Editorial: Semiconductors: A mature industry?
08/01/1999
Bob Haavind, SST Editor in Chief |
During the Industry Strategy Symposium early this year, a number of investment gurus referred to the semiconductor business as a "mature industry." When we think of a mature industry, we think of commodities like steel, paper, and even automobiles. In the high-tech arena, product categories such as calculators, VCRs, and transistor radios come to mind. These are industries with margins so paper-thin that only the very lowest-cost competitors can keep head above water. Mature industries are extremely unattractive for investment capital.
Is this really how the whole investment community views a vibrant, dynamic marketplace like semiconductors? If so, it is a bad omen. It suggests an industry that is hardly managing to stay afloat in spite of the noblest efforts, with little potential for any growth, let alone rapid growth.
Finally, on the last day of the symposium, I asked a question of a panel of financiers about this frequently expressed view. The semiconductor industry is entering a period of dramatic changes, in materials, processes, wafer size, and chip design. Progress is speeding even ahead of Moore's Law, the rock upon which the industry plans its Roadmap for the future. So far this approach has provided annual growth rates averaging in the 20% range, despite some dramatic ups and downs. Defining the industry as "mature" implies it has reached a plateau. Was that their view?
The answer was revealing. The new growth industries, it was explained, involve the Internet and the World Wide Web. Companies can be launched with little capital, yet they have fantastic upside potential. This is where investors want to put their money for maximum impact. Semiconductor plants are becoming prohibitively expensive, and even launching a new tool company requires huge investments that may or may not pay off. Therefore, the investment community decided to lump semiconductors right in with other "mature" industries. By using a convenient category like this, the need actually to analyze specific projects and business plans becomes moot. "It's in a mature industry. We don't invest in mature industries," provides a quick, easy out. It makes more sense, from this view, to give a neighbor funds to start an Internet enterprise, and then cash in when the new enterprise goes public (which may be only a matter of months, or even weeks, with a red-hot IPO market).
It is only fair to point out that some of the analysts participating in the ISS are themselves strong semiconductor supporters, but they were explaining the pervasive view that had overtaken Wall Street. Their firms' investment strategies were being shaped more by this consensus view than by their own analyses. Needless to say, there were murmurs of disapproval among the many top executives attending the symposium. Their feeling was that this attitude could hurt the industry just when there was an especially great need to fund the new technologies that will be required to provide the upgraded plants and infrastructure for the new millennium.

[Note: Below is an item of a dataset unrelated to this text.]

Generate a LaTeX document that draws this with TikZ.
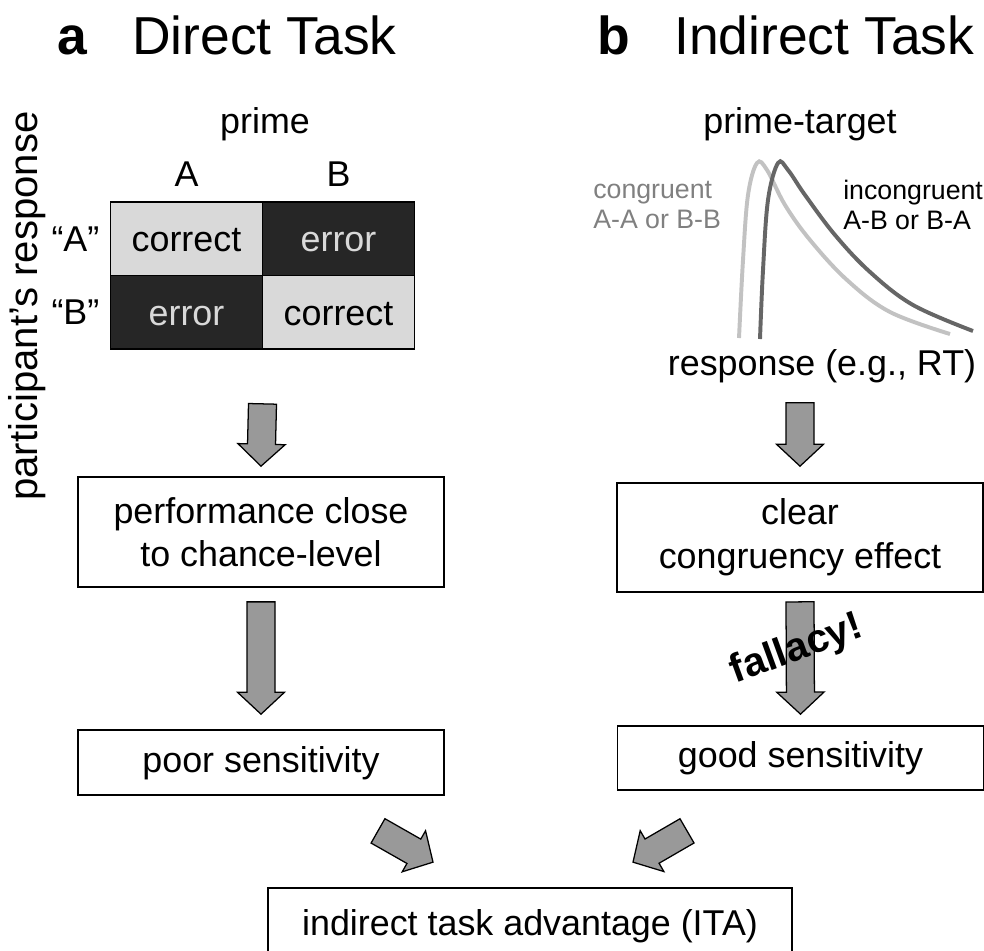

More recently, the ardor of Wall Street for those kick-start Web enterprises seems to be cooling. Some analysts are suggesting that investments in the infrastructure companies - those that supply the specialized chips and equipment to expand the bandwidth available for exchanging information on the Web or on intranets - might be a wiser play than the actual content providers. No matter who wins or loses among content providers and services, however, they will need the infrastructure that is now rapidly taking shape. At the same time, there is also tough competition among the communication carriers. One sure thing about all modes of communications: they depend on high-performance ICs, and the support chips and devices needed to turn them into effective systems. As chip markets give signs of a rebound from a couple of tough years, a few voices are beginning to point to the semiconductor/process tool industries as winners no matter what happens downstream.
If a few profit surprises begin to pop up in the semiconductor industry, we expect that by next year's ISS, those "mature industry" comments will have gone the way of bipolar TTL and bubble memories.